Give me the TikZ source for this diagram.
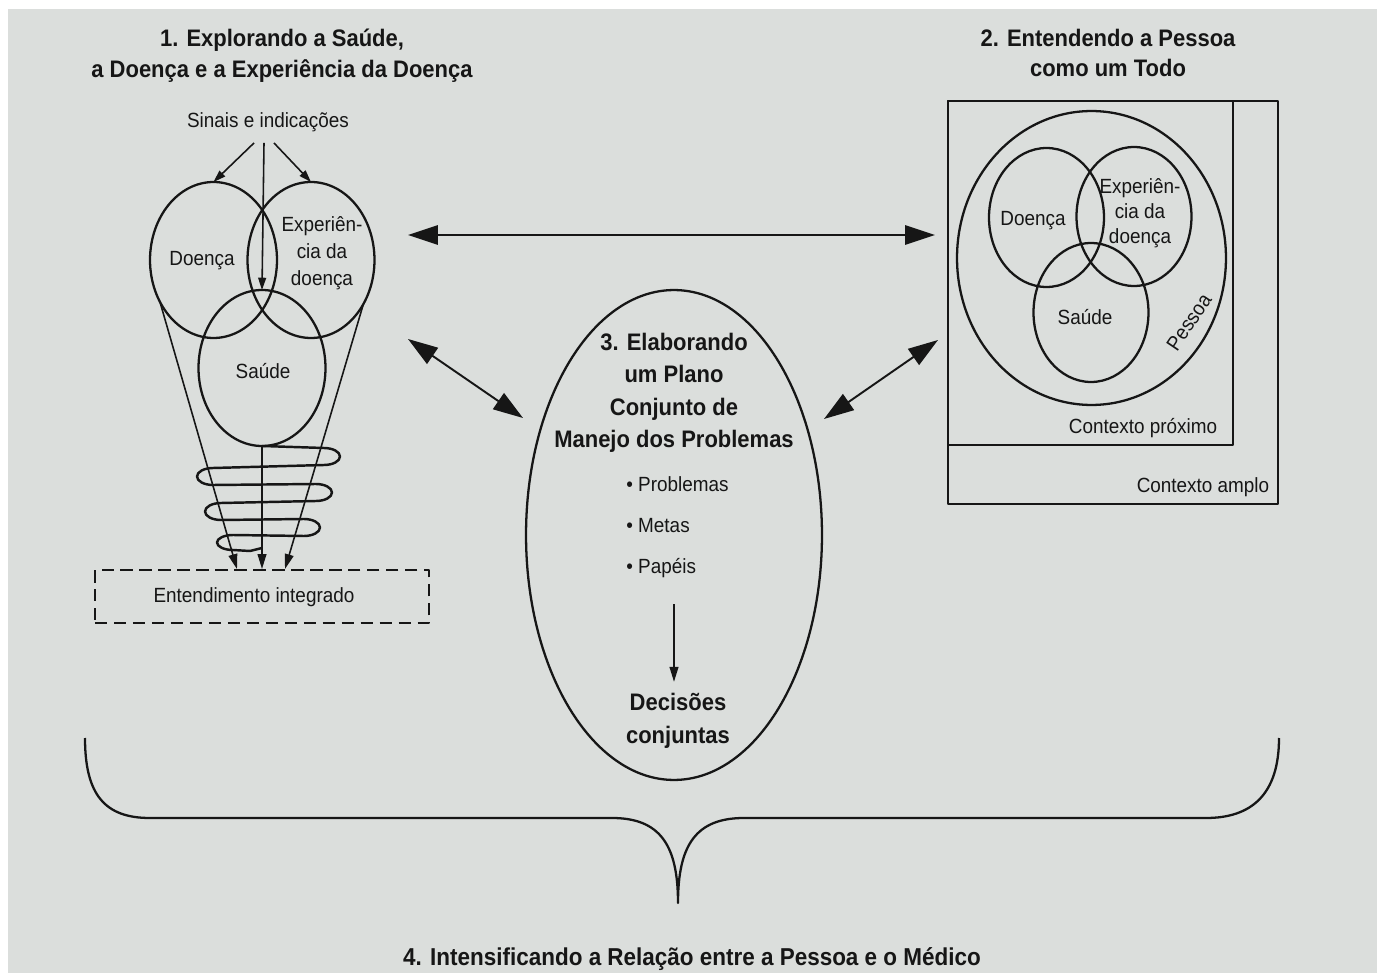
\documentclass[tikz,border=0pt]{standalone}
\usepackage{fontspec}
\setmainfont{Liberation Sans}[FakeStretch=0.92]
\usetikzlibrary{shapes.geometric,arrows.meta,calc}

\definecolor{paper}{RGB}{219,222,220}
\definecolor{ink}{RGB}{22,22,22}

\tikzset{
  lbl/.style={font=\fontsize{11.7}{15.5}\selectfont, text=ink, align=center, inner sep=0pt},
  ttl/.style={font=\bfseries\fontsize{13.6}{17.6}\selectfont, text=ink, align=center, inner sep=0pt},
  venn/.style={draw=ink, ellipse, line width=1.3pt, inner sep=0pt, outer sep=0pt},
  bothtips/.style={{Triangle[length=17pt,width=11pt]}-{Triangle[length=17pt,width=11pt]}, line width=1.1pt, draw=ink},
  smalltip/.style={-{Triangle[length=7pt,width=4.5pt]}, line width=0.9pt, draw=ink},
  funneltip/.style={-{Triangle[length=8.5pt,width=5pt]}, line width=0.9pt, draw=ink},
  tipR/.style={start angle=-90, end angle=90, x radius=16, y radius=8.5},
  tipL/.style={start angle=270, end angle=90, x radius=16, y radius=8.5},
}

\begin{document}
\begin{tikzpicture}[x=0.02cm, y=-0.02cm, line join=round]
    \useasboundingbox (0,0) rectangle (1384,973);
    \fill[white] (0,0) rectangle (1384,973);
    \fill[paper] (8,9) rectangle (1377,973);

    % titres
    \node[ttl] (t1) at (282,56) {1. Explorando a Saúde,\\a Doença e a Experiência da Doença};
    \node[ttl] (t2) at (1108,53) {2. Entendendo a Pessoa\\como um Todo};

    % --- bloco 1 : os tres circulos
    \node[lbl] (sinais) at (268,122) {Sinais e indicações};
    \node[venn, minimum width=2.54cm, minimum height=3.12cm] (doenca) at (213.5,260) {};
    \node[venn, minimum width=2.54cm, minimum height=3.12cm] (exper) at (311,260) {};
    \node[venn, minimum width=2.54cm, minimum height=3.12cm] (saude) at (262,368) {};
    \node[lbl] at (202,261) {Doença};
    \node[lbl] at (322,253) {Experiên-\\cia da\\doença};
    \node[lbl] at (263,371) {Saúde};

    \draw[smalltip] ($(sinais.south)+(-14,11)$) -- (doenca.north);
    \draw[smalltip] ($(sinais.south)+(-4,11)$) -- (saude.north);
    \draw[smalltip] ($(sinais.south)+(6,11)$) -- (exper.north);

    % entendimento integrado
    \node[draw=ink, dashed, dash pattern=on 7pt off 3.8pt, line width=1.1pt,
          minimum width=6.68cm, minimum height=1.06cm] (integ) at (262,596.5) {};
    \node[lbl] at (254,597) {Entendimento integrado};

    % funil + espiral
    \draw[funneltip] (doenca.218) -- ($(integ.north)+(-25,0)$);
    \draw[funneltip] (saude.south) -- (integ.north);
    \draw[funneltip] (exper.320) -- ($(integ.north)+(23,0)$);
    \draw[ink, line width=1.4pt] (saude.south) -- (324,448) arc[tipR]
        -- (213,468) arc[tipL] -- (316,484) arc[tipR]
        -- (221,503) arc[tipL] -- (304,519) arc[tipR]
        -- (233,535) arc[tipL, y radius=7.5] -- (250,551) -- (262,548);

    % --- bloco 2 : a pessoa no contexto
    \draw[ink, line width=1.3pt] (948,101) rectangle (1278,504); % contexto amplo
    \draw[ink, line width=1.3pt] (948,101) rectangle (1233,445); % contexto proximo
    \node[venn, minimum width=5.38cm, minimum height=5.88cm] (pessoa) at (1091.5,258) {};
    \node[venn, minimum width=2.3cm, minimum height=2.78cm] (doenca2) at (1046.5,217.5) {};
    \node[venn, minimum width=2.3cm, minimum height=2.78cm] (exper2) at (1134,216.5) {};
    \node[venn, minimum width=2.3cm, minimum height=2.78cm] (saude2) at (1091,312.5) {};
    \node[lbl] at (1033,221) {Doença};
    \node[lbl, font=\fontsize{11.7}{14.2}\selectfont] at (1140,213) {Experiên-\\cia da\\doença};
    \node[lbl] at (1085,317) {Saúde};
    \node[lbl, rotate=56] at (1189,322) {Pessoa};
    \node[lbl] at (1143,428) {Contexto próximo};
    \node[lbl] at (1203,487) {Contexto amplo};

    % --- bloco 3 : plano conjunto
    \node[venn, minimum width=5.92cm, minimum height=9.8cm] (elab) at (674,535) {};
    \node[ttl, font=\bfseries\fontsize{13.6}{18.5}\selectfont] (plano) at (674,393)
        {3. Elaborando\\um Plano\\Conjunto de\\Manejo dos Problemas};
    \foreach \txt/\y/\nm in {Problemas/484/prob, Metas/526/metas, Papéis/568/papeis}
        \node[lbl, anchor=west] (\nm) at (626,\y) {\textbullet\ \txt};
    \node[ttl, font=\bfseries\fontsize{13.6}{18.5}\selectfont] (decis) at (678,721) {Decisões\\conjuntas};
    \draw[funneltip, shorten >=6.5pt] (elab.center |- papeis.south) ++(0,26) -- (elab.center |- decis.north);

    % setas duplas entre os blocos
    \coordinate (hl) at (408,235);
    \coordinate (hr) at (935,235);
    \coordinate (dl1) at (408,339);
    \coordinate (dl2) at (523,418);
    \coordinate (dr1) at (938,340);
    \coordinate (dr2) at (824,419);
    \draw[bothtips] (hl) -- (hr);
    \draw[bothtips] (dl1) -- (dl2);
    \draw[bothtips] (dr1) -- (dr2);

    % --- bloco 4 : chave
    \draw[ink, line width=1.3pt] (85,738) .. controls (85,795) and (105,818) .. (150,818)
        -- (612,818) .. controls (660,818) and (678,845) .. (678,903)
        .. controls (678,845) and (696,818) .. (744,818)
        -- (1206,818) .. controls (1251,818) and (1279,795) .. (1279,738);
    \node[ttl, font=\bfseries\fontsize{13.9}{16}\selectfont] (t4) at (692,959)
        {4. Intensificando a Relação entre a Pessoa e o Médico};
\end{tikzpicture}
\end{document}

Exercise instructions = Make an exact copy of the whole listing, but don't bring over any pictures.

Full output =
Give me the TikZ source for this diagram.
\documentclass[tikz,border=0pt]{standalone}
\usepackage{fontspec}
\setmainfont{Liberation Sans}[FakeStretch=0.92]
\usetikzlibrary{shapes.geometric,arrows.meta,calc}

\definecolor{paper}{RGB}{219,222,220}
\definecolor{ink}{RGB}{22,22,22}

\tikzset{
  lbl/.style={font=\fontsize{11.7}{15.5}\selectfont, text=ink, align=center, inner sep=0pt},
  ttl/.style={font=\bfseries\fontsize{13.6}{17.6}\selectfont, text=ink, align=center, inner sep=0pt},
  venn/.style={draw=ink, ellipse, line width=1.3pt, inner sep=0pt, outer sep=0pt},
  bothtips/.style={{Triangle[length=17pt,width=11pt]}-{Triangle[length=17pt,width=11pt]}, line width=1.1pt, draw=ink},
  smalltip/.style={-{Triangle[length=7pt,width=4.5pt]}, line width=0.9pt, draw=ink},
  funneltip/.style={-{Triangle[length=8.5pt,width=5pt]}, line width=0.9pt, draw=ink},
  tipR/.style={start angle=-90, end angle=90, x radius=16, y radius=8.5},
  tipL/.style={start angle=270, end angle=90, x radius=16, y radius=8.5},
}

\begin{document}
\begin{tikzpicture}[x=0.02cm, y=-0.02cm, line join=round]
    \useasboundingbox (0,0) rectangle (1384,973);
    \fill[white] (0,0) rectangle (1384,973);
    \fill[paper] (8,9) rectangle (1377,973);

    % titres
    \node[ttl] (t1) at (282,56) {1. Explorando a Saúde,\\a Doença e a Experiência da Doença};
    \node[ttl] (t2) at (1108,53) {2. Entendendo a Pessoa\\como um Todo};

    % --- bloco 1 : os tres circulos
    \node[lbl] (sinais) at (268,122) {Sinais e indicações};
    \node[venn, minimum width=2.54cm, minimum height=3.12cm] (doenca) at (213.5,260) {};
    \node[venn, minimum width=2.54cm, minimum height=3.12cm] (exper) at (311,260) {};
    \node[venn, minimum width=2.54cm, minimum height=3.12cm] (saude) at (262,368) {};
    \node[lbl] at (202,261) {Doença};
    \node[lbl] at (322,253) {Experiên-\\cia da\\doença};
    \node[lbl] at (263,371) {Saúde};

    \draw[smalltip] ($(sinais.south)+(-14,11)$) -- (doenca.north);
    \draw[smalltip] ($(sinais.south)+(-4,11)$) -- (saude.north);
    \draw[smalltip] ($(sinais.south)+(6,11)$) -- (exper.north);

    % entendimento integrado
    \node[draw=ink, dashed, dash pattern=on 7pt off 3.8pt, line width=1.1pt,
          minimum width=6.68cm, minimum height=1.06cm] (integ) at (262,596.5) {};
    \node[lbl] at (254,597) {Entendimento integrado};

    % funil + espiral
    \draw[funneltip] (doenca.218) -- ($(integ.north)+(-25,0)$);
    \draw[funneltip] (saude.south) -- (integ.north);
    \draw[funneltip] (exper.320) -- ($(integ.north)+(23,0)$);
    \draw[ink, line width=1.4pt] (saude.south) -- (324,448) arc[tipR]
        -- (213,468) arc[tipL] -- (316,484) arc[tipR]
        -- (221,503) arc[tipL] -- (304,519) arc[tipR]
        -- (233,535) arc[tipL, y radius=7.5] -- (250,551) -- (262,548);

    % --- bloco 2 : a pessoa no contexto
    \draw[ink, line width=1.3pt] (948,101) rectangle (1278,504); % contexto amplo
    \draw[ink, line width=1.3pt] (948,101) rectangle (1233,445); % contexto proximo
    \node[venn, minimum width=5.38cm, minimum height=5.88cm] (pessoa) at (1091.5,258) {};
    \node[venn, minimum width=2.3cm, minimum height=2.78cm] (doenca2) at (1046.5,217.5) {};
    \node[venn, minimum width=2.3cm, minimum height=2.78cm] (exper2) at (1134,216.5) {};
    \node[venn, minimum width=2.3cm, minimum height=2.78cm] (saude2) at (1091,312.5) {};
    \node[lbl] at (1033,221) {Doença};
    \node[lbl, font=\fontsize{11.7}{14.2}\selectfont] at (1140,213) {Experiên-\\cia da\\doença};
    \node[lbl] at (1085,317) {Saúde};
    \node[lbl, rotate=56] at (1189,322) {Pessoa};
    \node[lbl] at (1143,428) {Contexto próximo};
    \node[lbl] at (1203,487) {Contexto amplo};

    % --- bloco 3 : plano conjunto
    \node[venn, minimum width=5.92cm, minimum height=9.8cm] (elab) at (674,535) {};
    \node[ttl, font=\bfseries\fontsize{13.6}{18.5}\selectfont] (plano) at (674,393)
        {3. Elaborando\\um Plano\\Conjunto de\\Manejo dos Problemas};
    \foreach \txt/\y/\nm in {Problemas/484/prob, Metas/526/metas, Papéis/568/papeis}
        \node[lbl, anchor=west] (\nm) at (626,\y) {\textbullet\ \txt};
    \node[ttl, font=\bfseries\fontsize{13.6}{18.5}\selectfont] (decis) at (678,721) {Decisões\\conjuntas};
    \draw[funneltip, shorten >=6.5pt] (elab.center |- papeis.south) ++(0,26) -- (elab.center |- decis.north);

    % setas duplas entre os blocos
    \coordinate (hl) at (408,235);
    \coordinate (hr) at (935,235);
    \coordinate (dl1) at (408,339);
    \coordinate (dl2) at (523,418);
    \coordinate (dr1) at (938,340);
    \coordinate (dr2) at (824,419);
    \draw[bothtips] (hl) -- (hr);
    \draw[bothtips] (dl1) -- (dl2);
    \draw[bothtips] (dr1) -- (dr2);

    % --- bloco 4 : chave
    \draw[ink, line width=1.3pt] (85,738) .. controls (85,795) and (105,818) .. (150,818)
        -- (612,818) .. controls (660,818) and (678,845) .. (678,903)
        .. controls (678,845) and (696,818) .. (744,818)
        -- (1206,818) .. controls (1251,818) and (1279,795) .. (1279,738);
    \node[ttl, font=\bfseries\fontsize{13.9}{16}\selectfont] (t4) at (692,959)
        {4. Intensificando a Relação entre a Pessoa e o Médico};
\end{tikzpicture}
\end{document}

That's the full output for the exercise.